Excerpt from a dataset
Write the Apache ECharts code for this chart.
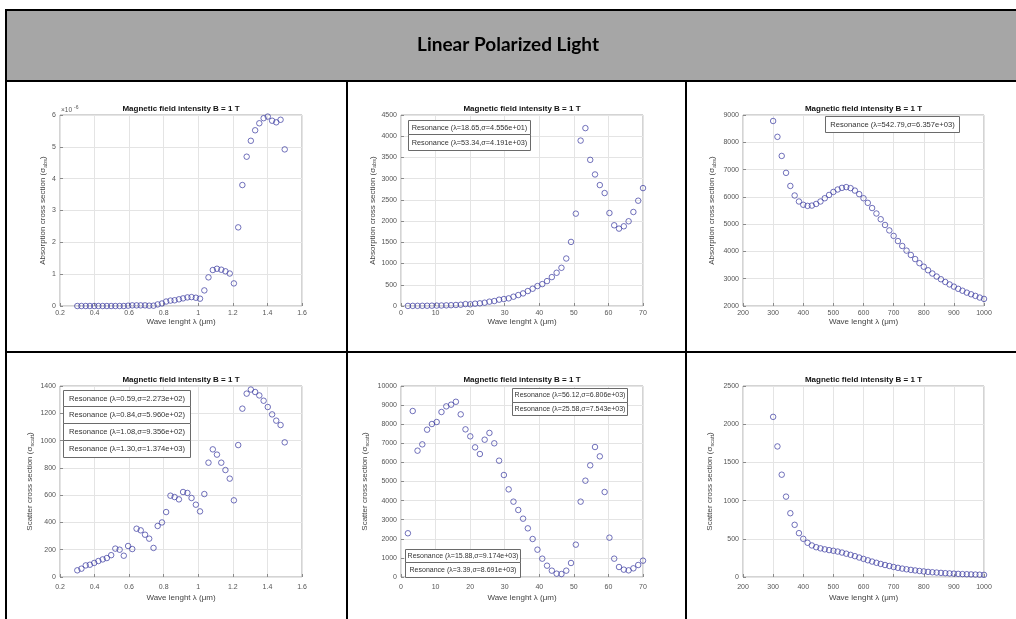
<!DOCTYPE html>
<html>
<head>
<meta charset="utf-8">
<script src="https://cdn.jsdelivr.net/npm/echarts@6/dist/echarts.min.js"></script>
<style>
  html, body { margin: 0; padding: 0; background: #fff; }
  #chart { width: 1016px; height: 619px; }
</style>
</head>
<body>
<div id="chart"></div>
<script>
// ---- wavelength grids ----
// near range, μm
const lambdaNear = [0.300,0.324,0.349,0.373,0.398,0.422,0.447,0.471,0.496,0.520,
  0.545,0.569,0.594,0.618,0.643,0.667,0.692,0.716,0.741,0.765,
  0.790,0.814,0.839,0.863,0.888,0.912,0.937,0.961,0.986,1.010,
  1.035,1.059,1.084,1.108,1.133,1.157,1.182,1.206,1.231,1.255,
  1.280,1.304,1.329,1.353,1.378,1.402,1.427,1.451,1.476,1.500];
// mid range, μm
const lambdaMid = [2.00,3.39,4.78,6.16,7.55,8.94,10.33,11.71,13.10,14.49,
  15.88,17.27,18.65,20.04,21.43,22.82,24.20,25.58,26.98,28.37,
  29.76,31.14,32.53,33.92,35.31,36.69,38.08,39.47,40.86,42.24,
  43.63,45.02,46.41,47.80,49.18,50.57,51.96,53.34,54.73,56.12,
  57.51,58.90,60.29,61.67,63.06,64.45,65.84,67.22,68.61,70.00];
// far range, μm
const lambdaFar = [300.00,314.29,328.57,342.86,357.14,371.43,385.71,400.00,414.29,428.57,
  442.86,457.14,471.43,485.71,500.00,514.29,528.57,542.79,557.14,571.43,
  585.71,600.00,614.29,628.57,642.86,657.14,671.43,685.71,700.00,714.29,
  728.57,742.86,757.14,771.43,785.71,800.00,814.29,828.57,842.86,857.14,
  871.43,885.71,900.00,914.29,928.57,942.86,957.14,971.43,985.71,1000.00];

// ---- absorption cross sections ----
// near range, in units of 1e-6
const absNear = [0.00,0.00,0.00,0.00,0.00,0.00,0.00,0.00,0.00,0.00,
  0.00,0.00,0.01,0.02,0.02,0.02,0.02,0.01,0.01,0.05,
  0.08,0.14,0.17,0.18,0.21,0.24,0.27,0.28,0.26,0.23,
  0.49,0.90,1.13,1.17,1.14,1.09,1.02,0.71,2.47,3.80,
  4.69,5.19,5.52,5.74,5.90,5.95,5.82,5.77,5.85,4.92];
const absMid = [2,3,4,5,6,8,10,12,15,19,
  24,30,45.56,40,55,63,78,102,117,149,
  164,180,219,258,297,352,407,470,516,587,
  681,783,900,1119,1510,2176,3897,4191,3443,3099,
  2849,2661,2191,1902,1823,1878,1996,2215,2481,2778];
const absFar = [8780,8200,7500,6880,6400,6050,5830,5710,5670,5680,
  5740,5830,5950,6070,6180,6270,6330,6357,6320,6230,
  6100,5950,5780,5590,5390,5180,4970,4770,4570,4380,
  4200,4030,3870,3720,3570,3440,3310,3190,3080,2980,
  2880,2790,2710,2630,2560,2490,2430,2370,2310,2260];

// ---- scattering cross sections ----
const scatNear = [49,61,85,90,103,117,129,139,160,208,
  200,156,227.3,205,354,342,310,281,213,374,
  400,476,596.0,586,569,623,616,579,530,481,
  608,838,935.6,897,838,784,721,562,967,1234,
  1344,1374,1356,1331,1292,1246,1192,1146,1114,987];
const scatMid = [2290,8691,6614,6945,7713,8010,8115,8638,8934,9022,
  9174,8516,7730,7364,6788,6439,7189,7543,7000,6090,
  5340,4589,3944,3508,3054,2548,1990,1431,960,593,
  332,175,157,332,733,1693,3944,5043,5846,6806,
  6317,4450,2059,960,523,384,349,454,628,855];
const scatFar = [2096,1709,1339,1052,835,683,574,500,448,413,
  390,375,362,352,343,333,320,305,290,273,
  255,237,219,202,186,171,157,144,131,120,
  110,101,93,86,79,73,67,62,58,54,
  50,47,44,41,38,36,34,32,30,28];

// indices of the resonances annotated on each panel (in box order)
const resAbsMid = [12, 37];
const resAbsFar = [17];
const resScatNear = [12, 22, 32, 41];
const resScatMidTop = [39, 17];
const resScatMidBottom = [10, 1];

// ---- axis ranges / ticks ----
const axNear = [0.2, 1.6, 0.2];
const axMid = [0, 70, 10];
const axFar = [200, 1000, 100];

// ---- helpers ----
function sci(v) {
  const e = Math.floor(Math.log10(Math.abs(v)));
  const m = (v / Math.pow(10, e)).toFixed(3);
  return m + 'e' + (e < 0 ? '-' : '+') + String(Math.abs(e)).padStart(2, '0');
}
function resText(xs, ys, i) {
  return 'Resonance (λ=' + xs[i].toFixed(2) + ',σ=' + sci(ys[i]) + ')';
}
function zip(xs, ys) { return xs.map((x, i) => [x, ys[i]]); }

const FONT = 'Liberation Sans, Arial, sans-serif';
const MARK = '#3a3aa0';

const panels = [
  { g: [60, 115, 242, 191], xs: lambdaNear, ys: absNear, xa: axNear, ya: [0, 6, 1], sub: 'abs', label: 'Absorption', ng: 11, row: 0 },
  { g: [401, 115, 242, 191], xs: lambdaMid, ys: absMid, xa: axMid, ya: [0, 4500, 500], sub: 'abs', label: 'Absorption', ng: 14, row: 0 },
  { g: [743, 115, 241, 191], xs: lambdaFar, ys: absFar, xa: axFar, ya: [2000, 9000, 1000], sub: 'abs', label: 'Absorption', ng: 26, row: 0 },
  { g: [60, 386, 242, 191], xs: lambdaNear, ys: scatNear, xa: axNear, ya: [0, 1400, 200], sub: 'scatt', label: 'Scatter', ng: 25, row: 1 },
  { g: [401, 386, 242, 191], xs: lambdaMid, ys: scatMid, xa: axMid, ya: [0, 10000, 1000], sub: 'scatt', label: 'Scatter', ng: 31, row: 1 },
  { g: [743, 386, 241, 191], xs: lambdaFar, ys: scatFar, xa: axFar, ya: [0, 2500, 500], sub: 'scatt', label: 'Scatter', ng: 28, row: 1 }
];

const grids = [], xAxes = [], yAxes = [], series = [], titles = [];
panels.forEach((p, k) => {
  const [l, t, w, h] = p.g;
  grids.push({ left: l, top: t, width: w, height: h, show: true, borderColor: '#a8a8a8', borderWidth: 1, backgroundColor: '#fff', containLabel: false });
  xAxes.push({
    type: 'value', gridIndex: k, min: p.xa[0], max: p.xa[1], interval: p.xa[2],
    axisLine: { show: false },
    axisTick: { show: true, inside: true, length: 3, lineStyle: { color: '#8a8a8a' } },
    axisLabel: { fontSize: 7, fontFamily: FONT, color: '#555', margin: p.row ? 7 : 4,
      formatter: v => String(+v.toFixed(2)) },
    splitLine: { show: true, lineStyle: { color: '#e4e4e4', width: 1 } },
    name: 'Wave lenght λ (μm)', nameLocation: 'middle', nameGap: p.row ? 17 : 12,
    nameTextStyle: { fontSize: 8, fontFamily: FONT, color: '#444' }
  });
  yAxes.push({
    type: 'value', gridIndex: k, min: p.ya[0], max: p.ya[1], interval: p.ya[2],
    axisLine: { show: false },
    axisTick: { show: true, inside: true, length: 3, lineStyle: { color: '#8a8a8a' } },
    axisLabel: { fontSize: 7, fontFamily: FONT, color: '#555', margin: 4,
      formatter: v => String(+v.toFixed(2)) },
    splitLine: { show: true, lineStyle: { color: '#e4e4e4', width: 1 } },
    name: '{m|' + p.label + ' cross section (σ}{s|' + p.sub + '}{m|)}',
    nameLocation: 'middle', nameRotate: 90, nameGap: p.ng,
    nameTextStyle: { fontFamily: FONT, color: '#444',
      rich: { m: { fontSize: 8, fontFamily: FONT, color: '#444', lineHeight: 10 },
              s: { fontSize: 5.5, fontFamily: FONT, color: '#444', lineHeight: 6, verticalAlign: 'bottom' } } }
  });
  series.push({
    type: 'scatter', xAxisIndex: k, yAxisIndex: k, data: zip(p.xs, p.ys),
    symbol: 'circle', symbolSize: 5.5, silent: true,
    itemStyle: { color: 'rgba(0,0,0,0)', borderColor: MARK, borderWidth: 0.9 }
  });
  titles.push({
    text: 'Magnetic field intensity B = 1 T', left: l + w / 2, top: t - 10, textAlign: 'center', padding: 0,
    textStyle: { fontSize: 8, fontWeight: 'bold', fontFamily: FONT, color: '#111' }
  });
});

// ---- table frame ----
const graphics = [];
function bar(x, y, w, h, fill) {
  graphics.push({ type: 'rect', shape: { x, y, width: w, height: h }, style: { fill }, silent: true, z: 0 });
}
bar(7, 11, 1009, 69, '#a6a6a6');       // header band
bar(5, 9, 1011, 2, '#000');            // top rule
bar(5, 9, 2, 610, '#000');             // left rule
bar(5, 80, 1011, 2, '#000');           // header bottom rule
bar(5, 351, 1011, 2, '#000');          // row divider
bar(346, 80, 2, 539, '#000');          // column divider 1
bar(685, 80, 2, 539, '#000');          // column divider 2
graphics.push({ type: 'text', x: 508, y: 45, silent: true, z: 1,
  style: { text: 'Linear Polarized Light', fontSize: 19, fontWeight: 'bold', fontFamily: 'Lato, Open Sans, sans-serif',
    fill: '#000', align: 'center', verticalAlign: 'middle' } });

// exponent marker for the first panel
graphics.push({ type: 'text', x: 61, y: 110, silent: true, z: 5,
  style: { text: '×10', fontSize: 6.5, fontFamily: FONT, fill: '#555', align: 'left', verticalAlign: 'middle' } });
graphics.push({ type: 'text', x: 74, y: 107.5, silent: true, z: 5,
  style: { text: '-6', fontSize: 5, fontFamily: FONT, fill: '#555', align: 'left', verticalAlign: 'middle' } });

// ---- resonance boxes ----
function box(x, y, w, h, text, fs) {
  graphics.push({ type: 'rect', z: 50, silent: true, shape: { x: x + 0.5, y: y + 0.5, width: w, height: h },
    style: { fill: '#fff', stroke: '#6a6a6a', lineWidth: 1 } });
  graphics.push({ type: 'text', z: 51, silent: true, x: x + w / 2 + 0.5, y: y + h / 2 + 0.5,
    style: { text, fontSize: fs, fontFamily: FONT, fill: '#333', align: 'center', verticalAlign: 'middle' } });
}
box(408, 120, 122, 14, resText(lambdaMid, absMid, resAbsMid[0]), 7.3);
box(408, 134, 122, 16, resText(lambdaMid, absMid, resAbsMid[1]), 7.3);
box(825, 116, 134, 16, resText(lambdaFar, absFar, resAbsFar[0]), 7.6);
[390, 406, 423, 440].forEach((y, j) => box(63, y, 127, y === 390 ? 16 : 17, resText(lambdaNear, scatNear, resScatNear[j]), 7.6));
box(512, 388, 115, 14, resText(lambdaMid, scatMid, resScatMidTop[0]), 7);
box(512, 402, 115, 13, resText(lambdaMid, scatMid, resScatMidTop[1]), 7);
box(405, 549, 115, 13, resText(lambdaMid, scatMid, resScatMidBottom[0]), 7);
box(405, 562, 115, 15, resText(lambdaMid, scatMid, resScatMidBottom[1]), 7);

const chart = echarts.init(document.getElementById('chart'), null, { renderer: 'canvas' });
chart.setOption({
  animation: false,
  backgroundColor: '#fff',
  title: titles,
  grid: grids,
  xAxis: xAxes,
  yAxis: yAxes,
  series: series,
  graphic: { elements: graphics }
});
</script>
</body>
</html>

---

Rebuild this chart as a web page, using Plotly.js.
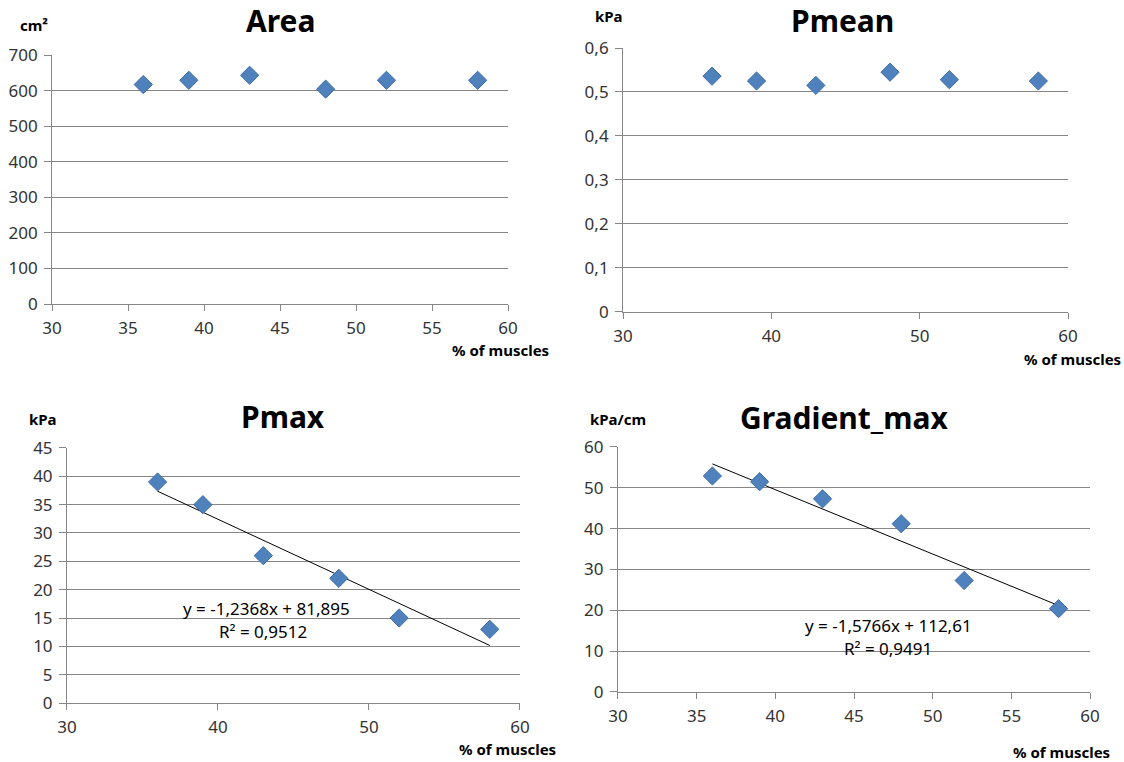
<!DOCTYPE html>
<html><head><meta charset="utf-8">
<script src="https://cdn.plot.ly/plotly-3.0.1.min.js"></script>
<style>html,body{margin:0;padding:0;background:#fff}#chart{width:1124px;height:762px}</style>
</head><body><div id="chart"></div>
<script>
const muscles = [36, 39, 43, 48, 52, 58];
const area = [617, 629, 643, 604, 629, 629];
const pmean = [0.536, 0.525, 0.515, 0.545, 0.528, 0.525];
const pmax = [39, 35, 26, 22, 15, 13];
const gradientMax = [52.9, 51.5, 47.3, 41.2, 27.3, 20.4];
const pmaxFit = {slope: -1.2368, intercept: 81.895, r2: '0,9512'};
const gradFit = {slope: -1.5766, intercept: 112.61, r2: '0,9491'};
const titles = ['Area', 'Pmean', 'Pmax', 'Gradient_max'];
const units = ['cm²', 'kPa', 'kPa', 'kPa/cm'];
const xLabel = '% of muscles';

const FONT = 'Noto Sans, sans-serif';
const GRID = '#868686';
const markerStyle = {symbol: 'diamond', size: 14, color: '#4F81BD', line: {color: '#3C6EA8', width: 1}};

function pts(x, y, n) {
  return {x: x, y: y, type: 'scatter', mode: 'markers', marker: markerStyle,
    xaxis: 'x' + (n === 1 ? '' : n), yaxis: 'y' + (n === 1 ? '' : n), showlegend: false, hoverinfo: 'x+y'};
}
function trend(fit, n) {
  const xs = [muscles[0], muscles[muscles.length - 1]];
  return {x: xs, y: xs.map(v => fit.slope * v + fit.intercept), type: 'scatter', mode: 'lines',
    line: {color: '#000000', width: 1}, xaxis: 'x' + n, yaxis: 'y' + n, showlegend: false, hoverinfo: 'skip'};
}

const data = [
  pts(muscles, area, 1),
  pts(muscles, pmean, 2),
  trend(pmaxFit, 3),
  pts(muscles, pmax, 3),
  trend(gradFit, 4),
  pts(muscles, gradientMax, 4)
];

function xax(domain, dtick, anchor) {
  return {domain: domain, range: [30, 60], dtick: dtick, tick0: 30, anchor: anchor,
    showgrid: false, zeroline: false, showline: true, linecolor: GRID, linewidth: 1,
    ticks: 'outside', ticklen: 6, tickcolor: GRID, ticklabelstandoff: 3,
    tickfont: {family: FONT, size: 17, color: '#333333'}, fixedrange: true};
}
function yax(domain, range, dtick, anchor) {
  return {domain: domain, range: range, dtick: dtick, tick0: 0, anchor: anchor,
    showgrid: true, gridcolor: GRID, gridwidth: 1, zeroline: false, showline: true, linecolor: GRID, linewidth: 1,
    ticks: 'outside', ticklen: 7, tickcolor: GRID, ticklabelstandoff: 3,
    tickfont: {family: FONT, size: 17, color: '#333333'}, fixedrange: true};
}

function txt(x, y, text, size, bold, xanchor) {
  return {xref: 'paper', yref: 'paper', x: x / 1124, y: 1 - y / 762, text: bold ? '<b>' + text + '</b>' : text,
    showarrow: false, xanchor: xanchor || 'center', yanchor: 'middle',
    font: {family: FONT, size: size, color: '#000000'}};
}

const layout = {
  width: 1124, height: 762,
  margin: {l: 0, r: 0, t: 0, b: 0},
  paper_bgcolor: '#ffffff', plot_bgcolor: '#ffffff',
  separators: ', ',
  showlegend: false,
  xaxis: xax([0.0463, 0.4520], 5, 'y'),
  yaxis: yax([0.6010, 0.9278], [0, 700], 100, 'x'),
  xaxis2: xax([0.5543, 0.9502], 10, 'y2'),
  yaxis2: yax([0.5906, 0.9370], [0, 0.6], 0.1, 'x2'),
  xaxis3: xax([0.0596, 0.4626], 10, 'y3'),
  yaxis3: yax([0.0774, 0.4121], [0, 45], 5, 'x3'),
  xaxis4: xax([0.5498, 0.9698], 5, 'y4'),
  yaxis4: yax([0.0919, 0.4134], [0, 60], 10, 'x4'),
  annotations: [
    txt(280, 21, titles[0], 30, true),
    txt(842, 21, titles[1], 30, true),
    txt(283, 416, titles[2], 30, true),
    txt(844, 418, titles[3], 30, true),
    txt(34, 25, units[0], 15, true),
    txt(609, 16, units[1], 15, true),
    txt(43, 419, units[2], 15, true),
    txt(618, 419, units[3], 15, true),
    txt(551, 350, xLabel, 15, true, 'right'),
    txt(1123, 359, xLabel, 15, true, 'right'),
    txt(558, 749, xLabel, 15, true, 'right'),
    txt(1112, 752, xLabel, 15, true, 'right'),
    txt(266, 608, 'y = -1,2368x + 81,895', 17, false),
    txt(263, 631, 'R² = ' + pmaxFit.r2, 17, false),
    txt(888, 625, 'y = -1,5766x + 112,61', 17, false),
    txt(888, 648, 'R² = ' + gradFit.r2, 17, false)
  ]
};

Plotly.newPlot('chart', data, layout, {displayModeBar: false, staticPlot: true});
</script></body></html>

### Problem details
Locate all lines that include the word "this" and copy them out.

### Answer to the exercise
Write the Apache ECharts code for this chart.
Rebuild this chart as a web page, using Plotly.js.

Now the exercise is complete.